** Exercise aim **
Leave out the pictures, and return only the lines running from the one that contains "What matplotlib code" to the one that contains "-0.822, -0.827, -0.846, -0.836, -0.833, -0.840, -0.837]", both included, exactly as they appear.

** Data rows **
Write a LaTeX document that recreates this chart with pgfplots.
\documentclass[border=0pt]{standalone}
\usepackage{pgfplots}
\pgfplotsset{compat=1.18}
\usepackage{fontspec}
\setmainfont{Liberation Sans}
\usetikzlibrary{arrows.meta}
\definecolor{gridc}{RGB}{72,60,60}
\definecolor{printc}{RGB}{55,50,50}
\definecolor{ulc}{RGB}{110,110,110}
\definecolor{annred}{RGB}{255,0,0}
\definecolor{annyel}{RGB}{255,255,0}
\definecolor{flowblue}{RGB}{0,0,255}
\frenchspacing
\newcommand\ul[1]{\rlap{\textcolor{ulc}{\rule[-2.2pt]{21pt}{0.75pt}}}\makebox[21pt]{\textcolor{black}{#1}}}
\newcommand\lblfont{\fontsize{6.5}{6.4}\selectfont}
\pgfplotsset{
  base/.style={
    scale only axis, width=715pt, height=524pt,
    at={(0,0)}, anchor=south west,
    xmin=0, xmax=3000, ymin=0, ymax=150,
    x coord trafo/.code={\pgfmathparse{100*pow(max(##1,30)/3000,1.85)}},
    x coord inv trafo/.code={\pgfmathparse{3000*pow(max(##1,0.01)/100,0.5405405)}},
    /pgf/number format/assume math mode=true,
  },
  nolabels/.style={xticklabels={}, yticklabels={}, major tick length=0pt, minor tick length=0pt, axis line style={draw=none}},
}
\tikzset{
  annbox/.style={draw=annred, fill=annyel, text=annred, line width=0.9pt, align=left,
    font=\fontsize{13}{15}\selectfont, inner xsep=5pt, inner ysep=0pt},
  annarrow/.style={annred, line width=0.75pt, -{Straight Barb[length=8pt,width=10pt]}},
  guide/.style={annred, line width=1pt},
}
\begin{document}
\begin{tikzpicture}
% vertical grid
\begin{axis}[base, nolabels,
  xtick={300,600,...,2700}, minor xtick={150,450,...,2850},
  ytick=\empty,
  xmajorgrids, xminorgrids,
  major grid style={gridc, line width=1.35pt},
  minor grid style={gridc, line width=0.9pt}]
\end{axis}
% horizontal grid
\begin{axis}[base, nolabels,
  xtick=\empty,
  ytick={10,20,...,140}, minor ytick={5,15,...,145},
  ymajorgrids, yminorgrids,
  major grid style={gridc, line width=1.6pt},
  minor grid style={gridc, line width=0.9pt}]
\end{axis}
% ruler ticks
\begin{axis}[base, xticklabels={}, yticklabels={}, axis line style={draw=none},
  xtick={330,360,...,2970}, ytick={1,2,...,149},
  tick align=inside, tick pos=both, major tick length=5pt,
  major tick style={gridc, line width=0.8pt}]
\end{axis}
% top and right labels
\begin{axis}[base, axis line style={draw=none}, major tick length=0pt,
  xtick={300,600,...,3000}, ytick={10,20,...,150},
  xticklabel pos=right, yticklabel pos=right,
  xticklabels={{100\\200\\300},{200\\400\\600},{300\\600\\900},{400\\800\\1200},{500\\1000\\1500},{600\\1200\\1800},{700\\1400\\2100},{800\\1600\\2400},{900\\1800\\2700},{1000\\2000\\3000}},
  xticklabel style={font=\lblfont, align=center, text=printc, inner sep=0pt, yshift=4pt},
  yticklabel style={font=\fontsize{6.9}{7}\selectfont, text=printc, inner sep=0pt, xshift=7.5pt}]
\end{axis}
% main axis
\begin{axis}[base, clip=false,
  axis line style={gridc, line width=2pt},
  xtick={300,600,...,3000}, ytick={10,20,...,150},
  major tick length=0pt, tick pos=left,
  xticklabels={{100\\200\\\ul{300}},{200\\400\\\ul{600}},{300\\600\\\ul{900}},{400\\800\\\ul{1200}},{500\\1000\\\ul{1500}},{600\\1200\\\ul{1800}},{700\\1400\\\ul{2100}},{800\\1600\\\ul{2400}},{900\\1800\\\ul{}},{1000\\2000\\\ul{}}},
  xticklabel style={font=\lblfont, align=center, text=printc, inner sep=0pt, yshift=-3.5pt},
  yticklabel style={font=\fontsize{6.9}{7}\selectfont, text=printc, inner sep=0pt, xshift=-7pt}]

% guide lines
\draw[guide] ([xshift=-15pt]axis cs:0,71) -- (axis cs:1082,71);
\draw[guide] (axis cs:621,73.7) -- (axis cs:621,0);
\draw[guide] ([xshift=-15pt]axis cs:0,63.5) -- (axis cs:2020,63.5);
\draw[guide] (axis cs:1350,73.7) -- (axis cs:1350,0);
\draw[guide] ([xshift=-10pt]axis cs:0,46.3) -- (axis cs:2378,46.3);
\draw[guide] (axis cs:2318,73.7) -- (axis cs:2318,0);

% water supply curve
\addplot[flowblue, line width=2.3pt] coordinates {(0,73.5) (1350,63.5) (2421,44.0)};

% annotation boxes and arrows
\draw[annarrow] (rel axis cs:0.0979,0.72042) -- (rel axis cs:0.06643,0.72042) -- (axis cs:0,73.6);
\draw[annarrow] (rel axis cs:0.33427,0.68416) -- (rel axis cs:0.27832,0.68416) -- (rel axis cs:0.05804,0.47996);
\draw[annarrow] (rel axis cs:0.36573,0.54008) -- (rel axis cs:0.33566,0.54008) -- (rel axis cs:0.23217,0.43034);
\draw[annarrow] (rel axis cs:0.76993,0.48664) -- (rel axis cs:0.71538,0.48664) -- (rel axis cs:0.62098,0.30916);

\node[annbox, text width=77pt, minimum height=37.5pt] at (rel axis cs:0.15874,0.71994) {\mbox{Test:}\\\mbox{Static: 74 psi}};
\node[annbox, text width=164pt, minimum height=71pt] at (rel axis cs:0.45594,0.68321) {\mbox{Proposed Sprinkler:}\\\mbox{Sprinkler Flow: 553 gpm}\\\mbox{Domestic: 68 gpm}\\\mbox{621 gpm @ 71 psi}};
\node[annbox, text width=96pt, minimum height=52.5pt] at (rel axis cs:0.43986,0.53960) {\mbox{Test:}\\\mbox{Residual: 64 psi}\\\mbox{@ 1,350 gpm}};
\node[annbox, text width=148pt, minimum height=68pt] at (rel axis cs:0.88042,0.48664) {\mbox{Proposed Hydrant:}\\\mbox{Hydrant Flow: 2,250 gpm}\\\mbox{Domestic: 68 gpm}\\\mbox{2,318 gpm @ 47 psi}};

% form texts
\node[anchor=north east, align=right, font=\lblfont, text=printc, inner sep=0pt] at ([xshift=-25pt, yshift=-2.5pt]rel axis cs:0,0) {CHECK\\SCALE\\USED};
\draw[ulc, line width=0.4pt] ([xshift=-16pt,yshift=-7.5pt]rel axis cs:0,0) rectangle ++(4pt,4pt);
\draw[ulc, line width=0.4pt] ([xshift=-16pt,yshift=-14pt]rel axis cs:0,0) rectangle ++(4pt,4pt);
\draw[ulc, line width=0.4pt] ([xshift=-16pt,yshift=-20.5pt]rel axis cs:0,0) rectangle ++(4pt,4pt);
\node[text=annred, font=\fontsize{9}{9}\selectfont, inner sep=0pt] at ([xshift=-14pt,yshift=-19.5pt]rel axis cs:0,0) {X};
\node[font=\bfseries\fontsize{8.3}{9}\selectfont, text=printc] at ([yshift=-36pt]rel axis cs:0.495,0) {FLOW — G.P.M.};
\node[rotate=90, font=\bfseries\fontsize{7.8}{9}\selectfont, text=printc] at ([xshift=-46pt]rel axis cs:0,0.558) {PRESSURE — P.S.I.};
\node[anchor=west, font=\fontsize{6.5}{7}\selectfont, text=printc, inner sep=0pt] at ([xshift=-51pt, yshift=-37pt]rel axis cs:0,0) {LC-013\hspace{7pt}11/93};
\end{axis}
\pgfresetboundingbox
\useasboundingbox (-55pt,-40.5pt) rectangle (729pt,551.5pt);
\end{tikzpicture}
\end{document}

...

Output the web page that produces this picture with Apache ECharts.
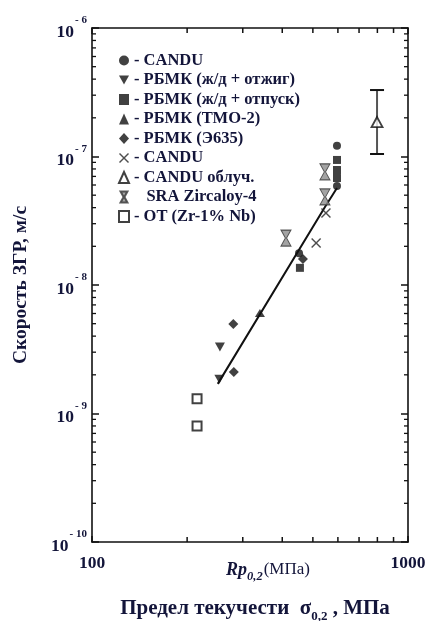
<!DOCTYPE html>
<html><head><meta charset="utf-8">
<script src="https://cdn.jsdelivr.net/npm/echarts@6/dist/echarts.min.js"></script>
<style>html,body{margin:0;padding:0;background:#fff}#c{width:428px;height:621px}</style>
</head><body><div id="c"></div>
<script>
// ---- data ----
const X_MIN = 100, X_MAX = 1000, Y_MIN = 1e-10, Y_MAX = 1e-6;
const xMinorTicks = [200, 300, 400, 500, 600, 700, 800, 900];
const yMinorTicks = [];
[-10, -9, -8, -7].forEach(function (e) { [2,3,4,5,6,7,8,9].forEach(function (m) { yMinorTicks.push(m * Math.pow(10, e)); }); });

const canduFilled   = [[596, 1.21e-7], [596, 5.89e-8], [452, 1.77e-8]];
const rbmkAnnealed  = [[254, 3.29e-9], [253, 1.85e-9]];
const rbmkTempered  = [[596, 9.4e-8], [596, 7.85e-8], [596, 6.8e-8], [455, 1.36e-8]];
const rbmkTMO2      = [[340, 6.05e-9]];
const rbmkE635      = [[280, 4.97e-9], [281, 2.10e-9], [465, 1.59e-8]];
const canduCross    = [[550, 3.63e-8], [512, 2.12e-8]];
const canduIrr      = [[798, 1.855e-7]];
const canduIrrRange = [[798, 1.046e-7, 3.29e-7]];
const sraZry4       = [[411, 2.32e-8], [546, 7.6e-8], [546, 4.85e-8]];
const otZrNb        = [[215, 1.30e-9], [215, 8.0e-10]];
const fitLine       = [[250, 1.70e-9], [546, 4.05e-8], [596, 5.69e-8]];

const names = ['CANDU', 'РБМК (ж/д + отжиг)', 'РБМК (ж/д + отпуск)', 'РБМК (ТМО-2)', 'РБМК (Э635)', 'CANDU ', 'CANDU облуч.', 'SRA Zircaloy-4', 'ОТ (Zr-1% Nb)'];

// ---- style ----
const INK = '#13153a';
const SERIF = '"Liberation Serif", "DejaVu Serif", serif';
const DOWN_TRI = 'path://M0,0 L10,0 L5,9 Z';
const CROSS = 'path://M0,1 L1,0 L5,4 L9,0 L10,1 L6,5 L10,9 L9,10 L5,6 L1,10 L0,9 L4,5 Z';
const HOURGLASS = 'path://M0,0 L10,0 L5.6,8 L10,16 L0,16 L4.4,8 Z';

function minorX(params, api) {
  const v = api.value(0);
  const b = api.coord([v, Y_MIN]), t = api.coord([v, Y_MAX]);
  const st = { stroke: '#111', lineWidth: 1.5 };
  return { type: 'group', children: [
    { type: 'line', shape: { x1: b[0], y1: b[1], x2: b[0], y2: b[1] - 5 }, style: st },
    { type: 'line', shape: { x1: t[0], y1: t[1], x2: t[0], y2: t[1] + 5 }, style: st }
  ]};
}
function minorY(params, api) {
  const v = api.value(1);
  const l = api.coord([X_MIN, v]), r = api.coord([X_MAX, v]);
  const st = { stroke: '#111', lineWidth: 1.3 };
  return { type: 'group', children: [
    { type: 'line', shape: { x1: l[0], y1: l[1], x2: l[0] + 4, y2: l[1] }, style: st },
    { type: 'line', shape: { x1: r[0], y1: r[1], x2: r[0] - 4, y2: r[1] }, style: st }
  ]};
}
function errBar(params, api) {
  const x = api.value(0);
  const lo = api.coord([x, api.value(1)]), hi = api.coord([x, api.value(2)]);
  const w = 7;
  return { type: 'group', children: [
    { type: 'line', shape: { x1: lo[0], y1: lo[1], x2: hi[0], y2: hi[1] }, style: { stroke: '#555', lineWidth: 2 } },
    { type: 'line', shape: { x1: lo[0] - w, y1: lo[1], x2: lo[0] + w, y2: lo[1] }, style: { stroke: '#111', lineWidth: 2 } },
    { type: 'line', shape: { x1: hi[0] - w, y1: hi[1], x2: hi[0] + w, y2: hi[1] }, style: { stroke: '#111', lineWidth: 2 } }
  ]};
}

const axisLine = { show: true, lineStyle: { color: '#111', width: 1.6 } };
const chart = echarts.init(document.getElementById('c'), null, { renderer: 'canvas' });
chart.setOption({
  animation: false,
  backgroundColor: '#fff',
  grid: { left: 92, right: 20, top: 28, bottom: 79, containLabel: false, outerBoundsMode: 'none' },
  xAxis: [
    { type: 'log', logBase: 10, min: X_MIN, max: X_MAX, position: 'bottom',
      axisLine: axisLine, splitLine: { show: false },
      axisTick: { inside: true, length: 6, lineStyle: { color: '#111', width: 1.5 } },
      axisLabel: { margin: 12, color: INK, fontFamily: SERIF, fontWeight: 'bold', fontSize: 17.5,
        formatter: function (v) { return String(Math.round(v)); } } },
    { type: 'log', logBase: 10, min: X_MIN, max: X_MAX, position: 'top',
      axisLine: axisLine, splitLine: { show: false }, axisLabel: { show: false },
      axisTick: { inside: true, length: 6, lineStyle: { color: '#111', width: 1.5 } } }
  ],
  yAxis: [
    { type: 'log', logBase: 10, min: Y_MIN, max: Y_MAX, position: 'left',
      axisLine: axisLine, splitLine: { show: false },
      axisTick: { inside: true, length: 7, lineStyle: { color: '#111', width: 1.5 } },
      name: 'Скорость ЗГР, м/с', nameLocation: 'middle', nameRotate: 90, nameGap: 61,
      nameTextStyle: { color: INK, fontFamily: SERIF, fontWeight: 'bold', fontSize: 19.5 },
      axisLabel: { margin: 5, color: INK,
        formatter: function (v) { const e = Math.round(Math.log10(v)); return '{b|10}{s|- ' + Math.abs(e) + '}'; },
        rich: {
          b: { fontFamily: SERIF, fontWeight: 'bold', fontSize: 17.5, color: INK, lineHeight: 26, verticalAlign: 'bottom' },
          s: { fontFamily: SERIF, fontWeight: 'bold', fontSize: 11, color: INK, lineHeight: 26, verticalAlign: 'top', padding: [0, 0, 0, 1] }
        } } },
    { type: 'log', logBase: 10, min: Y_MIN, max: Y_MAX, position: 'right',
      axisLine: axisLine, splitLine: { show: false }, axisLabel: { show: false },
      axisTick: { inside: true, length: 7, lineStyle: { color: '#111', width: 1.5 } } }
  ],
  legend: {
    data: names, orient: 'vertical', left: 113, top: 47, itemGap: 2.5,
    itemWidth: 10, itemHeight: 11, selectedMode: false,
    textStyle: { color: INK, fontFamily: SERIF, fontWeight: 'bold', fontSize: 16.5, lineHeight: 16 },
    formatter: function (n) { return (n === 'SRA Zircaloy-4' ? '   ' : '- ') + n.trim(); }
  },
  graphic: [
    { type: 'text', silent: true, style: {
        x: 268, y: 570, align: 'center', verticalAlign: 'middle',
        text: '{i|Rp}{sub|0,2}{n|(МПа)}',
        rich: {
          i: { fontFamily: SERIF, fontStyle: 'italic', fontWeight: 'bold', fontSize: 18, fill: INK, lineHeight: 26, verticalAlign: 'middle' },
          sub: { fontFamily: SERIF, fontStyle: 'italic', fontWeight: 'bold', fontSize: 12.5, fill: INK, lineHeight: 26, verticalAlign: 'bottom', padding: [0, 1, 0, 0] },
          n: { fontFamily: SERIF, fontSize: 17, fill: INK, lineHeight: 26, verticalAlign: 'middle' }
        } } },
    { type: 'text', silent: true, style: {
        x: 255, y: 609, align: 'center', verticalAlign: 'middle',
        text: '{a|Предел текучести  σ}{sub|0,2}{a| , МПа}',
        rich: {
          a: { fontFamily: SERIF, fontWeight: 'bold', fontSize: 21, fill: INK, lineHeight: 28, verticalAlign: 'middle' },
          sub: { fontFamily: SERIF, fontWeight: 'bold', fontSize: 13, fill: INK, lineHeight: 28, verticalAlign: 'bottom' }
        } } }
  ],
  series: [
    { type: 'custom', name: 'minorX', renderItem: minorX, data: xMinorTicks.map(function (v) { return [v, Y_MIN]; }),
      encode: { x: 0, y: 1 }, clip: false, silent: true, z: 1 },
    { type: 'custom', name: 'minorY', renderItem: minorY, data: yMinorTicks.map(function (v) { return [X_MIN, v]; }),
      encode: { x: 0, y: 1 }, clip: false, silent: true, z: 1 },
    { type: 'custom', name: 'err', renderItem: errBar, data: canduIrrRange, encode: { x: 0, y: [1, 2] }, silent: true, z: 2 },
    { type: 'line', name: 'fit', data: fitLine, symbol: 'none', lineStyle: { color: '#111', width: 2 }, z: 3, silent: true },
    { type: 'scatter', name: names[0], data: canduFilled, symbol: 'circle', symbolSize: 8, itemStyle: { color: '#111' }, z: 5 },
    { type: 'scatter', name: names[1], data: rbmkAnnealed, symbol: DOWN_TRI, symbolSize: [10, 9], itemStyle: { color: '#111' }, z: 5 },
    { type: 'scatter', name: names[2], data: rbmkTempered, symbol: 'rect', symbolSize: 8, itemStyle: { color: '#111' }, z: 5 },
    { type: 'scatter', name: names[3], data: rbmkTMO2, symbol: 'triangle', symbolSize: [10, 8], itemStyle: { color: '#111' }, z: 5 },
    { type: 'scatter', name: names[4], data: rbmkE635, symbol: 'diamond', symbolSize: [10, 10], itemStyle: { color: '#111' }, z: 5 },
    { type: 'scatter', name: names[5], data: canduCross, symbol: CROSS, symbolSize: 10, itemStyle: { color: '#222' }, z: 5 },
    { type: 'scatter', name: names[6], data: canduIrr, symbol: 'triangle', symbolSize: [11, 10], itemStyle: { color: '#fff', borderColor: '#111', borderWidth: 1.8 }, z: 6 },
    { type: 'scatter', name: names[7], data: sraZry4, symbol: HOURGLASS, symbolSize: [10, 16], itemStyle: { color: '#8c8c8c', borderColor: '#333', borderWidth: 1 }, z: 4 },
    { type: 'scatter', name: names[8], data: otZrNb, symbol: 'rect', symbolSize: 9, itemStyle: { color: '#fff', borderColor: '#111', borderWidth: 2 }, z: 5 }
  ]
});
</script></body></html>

==

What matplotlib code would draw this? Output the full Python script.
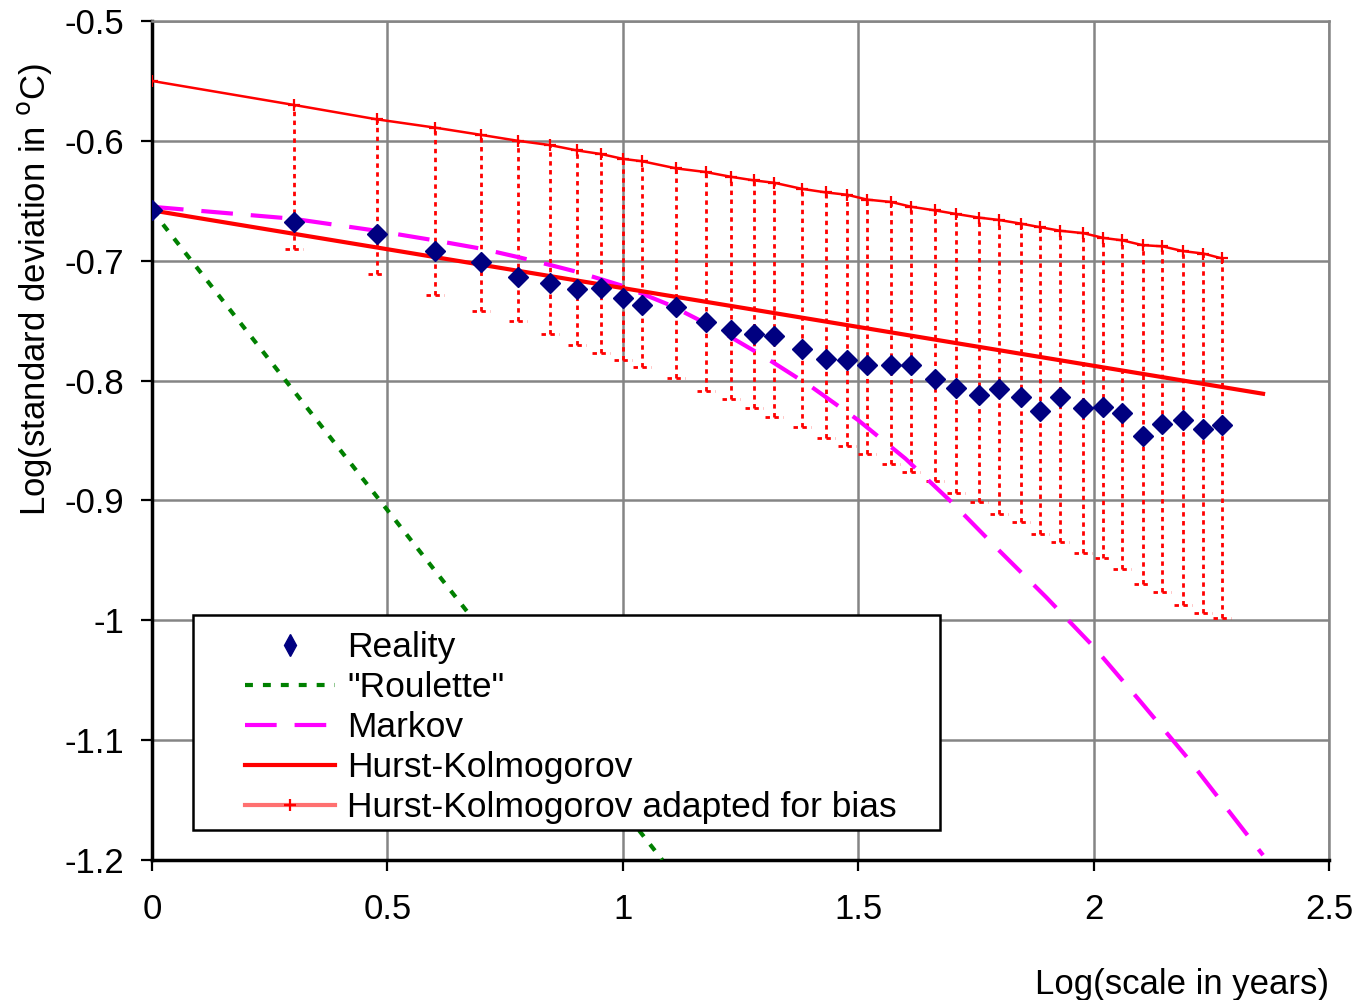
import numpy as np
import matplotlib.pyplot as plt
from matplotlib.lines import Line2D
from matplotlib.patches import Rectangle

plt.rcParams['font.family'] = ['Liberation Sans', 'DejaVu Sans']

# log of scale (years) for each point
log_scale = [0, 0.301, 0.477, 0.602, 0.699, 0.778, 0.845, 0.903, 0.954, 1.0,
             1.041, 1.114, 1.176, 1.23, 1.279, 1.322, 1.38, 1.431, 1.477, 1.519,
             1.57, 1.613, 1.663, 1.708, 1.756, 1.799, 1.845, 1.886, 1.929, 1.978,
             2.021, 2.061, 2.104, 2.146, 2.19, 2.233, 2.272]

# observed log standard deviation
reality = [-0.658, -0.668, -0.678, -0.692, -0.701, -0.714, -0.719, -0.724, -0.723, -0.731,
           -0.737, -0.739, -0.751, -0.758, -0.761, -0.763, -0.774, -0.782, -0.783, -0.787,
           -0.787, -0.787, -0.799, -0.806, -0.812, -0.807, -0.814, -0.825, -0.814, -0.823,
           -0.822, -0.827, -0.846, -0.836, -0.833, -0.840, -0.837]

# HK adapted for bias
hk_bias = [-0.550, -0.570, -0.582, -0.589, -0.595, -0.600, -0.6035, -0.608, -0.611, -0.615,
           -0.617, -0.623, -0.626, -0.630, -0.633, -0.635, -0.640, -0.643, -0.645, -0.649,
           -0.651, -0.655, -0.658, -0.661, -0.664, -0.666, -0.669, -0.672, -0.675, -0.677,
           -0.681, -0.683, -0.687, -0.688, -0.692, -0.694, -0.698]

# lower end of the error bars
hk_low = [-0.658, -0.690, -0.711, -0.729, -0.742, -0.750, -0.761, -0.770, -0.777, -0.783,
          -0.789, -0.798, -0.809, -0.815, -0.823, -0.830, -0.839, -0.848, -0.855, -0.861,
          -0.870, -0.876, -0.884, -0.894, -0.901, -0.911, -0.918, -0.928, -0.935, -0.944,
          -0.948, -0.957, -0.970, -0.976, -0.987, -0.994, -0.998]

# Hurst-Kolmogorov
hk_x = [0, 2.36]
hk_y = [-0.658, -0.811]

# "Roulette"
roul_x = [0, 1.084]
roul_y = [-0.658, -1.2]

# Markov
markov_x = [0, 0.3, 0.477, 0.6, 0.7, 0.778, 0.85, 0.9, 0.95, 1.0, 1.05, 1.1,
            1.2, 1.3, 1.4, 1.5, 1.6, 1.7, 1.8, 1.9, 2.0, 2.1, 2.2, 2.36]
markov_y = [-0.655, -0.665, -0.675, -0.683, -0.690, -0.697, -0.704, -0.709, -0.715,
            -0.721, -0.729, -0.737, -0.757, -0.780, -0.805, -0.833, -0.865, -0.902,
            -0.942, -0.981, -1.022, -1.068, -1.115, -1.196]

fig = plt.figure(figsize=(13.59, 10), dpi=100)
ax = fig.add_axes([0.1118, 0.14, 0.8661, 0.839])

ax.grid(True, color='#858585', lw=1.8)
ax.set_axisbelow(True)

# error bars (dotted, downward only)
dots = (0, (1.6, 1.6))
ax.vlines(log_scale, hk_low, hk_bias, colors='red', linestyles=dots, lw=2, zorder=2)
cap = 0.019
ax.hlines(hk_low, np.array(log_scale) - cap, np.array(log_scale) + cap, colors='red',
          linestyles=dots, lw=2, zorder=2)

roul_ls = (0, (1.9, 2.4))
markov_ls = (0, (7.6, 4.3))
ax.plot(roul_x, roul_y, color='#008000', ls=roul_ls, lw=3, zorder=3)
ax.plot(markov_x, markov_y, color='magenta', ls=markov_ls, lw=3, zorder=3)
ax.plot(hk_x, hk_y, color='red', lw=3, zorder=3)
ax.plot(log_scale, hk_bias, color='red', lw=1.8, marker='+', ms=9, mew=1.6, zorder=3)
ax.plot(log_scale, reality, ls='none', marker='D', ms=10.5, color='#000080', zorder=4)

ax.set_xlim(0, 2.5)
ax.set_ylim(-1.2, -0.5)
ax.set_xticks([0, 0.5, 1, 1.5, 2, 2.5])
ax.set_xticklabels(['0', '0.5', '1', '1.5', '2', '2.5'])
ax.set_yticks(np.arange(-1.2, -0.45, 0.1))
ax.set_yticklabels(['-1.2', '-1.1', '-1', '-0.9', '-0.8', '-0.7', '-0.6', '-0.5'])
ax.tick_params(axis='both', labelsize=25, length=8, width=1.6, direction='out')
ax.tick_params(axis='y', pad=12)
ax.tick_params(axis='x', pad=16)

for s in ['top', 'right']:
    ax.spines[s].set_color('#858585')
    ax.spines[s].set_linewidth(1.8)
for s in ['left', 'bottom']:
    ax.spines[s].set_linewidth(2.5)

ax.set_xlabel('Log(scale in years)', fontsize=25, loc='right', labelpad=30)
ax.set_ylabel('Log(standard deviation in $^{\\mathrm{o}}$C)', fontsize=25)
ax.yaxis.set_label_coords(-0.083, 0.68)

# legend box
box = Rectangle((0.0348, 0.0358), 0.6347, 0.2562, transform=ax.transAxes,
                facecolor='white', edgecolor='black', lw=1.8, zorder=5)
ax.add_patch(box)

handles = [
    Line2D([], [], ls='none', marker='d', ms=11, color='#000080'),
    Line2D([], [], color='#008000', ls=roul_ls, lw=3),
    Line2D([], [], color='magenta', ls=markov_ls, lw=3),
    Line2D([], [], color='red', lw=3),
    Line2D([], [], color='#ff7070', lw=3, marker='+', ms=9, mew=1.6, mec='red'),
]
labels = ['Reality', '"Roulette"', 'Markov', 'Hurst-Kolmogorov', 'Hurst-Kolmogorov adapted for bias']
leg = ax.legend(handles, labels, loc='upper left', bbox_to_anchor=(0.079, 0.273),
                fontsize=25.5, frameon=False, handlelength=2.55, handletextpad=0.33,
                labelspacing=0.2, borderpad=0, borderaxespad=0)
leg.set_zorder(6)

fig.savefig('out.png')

** Complete answer **
What matplotlib code would draw this? Output the full Python script.
import numpy as np
import matplotlib.pyplot as plt
from matplotlib.lines import Line2D
from matplotlib.patches import Rectangle

plt.rcParams['font.family'] = ['Liberation Sans', 'DejaVu Sans']

# log of scale (years) for each point
log_scale = [0, 0.301, 0.477, 0.602, 0.699, 0.778, 0.845, 0.903, 0.954, 1.0,
             1.041, 1.114, 1.176, 1.23, 1.279, 1.322, 1.38, 1.431, 1.477, 1.519,
             1.57, 1.613, 1.663, 1.708, 1.756, 1.799, 1.845, 1.886, 1.929, 1.978,
             2.021, 2.061, 2.104, 2.146, 2.19, 2.233, 2.272]

# observed log standard deviation
reality = [-0.658, -0.668, -0.678, -0.692, -0.701, -0.714, -0.719, -0.724, -0.723, -0.731,
           -0.737, -0.739, -0.751, -0.758, -0.761, -0.763, -0.774, -0.782, -0.783, -0.787,
           -0.787, -0.787, -0.799, -0.806, -0.812, -0.807, -0.814, -0.825, -0.814, -0.823,
           -0.822, -0.827, -0.846, -0.836, -0.833, -0.840, -0.837]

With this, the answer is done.